• [Written exercise]
Retype exactly the lines below, beginning with the first and ending with the line where "import * as" appears.

• [Given data]
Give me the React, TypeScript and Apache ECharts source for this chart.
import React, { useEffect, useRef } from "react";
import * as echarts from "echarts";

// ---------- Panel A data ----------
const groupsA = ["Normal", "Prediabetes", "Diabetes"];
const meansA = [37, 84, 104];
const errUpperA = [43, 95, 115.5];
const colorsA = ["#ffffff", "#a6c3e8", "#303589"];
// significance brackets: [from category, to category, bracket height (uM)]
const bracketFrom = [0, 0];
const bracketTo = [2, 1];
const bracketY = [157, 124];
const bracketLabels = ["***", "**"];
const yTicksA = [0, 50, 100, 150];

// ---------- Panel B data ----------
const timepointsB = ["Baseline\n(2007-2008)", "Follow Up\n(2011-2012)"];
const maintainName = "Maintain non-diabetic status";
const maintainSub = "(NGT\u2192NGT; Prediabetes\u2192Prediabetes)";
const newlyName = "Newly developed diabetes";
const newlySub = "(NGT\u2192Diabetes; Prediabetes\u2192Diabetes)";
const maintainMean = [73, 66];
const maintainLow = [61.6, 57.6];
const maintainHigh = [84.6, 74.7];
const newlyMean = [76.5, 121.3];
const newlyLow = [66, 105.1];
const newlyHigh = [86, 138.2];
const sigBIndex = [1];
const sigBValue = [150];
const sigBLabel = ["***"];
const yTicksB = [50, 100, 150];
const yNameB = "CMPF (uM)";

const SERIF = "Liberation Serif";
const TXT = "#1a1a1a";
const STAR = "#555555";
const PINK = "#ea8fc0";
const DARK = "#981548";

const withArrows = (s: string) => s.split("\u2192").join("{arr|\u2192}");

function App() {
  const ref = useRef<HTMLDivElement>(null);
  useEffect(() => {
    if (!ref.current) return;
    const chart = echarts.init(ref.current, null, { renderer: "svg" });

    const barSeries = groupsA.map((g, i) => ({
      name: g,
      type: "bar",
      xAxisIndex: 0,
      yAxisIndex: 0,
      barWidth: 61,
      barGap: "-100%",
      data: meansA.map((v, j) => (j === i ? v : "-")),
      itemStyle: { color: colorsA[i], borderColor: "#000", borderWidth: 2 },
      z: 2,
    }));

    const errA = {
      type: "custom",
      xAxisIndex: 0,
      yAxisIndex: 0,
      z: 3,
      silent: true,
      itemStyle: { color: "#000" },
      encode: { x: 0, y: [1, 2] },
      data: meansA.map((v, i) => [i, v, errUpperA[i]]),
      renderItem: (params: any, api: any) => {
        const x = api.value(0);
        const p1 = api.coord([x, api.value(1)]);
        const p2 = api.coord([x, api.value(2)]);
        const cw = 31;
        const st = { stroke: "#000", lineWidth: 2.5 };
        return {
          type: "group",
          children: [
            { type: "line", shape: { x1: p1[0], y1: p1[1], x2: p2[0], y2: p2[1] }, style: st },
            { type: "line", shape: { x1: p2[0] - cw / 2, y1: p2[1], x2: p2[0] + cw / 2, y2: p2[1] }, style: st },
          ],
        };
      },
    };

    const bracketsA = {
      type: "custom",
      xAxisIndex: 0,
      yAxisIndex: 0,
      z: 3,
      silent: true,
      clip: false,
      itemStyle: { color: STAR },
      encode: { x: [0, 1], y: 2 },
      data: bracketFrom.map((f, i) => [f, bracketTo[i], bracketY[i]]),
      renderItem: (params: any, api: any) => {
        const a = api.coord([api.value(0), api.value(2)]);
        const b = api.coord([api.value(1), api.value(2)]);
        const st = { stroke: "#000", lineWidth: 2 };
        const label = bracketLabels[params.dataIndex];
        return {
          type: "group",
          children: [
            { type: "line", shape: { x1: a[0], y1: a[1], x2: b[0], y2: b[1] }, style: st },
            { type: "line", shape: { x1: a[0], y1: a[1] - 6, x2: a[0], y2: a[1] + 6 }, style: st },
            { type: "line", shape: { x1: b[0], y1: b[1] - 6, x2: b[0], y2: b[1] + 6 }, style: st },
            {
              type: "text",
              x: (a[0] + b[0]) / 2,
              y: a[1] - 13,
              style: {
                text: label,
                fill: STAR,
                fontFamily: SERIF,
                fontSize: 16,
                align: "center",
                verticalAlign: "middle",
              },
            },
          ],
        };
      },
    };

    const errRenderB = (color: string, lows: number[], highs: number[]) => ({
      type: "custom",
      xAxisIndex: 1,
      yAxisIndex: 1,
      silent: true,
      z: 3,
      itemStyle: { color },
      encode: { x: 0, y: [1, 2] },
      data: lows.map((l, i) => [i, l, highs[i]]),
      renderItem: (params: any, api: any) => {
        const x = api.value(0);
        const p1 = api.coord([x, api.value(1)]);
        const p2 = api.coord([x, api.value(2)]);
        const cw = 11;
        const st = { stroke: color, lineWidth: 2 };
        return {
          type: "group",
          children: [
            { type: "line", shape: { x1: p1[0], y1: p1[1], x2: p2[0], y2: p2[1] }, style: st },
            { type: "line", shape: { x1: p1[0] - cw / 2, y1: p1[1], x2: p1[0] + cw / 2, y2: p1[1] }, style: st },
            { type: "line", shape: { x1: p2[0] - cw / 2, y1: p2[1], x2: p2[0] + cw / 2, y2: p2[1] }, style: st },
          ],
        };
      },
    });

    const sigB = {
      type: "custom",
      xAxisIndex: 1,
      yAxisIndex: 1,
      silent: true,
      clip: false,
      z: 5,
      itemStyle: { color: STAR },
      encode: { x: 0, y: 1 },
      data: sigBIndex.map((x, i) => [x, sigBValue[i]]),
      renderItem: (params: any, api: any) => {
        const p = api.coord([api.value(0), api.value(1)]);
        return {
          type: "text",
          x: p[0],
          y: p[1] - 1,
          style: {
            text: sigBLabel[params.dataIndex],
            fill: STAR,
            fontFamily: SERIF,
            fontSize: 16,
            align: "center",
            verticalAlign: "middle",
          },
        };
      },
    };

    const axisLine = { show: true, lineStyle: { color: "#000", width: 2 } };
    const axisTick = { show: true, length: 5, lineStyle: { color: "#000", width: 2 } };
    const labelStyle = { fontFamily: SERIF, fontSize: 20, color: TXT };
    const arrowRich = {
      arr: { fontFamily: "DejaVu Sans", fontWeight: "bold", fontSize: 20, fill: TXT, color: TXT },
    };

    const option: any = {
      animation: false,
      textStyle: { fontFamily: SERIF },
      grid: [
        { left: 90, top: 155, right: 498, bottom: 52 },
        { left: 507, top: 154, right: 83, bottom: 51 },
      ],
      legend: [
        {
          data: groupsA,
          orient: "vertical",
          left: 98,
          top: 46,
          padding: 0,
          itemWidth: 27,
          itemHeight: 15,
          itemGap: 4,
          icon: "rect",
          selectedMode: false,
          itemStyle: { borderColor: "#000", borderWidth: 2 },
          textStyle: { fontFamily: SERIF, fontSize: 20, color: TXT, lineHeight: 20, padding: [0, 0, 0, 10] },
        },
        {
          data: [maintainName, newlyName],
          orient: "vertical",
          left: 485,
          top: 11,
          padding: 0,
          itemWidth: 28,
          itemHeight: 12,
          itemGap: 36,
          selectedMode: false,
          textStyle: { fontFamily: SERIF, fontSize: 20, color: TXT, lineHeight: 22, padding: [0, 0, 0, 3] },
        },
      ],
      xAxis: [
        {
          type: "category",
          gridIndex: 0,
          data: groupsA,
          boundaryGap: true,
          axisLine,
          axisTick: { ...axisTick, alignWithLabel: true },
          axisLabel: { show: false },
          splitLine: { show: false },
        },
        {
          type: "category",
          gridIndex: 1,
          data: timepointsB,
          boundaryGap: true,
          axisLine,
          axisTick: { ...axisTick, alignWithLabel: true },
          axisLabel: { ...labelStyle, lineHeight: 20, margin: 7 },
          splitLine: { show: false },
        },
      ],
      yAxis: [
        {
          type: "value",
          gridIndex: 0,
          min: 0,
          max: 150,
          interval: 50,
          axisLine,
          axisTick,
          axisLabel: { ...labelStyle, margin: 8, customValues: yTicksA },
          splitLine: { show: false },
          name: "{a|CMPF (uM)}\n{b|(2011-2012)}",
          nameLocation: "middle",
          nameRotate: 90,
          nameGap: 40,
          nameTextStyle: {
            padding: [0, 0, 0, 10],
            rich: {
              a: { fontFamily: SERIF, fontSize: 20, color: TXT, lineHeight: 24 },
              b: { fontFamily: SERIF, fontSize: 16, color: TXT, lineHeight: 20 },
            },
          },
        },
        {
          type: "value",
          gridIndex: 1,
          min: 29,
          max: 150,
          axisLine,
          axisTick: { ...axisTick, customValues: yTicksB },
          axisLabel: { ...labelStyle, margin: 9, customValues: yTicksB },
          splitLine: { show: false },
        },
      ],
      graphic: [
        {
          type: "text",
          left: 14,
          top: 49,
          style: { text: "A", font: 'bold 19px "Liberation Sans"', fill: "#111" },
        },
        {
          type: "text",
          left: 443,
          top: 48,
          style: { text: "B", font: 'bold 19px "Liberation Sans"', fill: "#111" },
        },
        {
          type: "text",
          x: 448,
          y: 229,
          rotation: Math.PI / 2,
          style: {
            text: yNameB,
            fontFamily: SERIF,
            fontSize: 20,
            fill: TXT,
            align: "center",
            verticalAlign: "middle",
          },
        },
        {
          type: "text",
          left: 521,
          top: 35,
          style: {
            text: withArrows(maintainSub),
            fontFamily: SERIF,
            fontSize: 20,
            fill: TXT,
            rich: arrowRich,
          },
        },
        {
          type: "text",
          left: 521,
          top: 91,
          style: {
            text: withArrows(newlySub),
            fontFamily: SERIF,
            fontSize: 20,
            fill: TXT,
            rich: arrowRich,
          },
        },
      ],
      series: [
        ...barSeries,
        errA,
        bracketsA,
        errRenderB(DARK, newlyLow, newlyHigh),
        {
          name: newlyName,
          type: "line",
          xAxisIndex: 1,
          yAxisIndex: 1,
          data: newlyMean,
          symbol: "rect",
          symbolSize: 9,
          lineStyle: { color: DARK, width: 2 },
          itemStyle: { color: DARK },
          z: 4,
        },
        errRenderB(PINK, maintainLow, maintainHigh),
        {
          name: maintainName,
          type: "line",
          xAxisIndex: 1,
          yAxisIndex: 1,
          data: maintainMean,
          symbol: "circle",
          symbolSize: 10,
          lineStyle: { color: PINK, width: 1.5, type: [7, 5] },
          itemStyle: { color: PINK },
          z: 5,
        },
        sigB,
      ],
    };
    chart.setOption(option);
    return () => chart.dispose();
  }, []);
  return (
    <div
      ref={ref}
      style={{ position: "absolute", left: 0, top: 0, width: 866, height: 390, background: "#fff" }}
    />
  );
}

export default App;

• [Solution to the problem]
Give me the React, TypeScript and Apache ECharts source for this chart.
import React, { useEffect, useRef } from "react";
import * as echarts from "echarts";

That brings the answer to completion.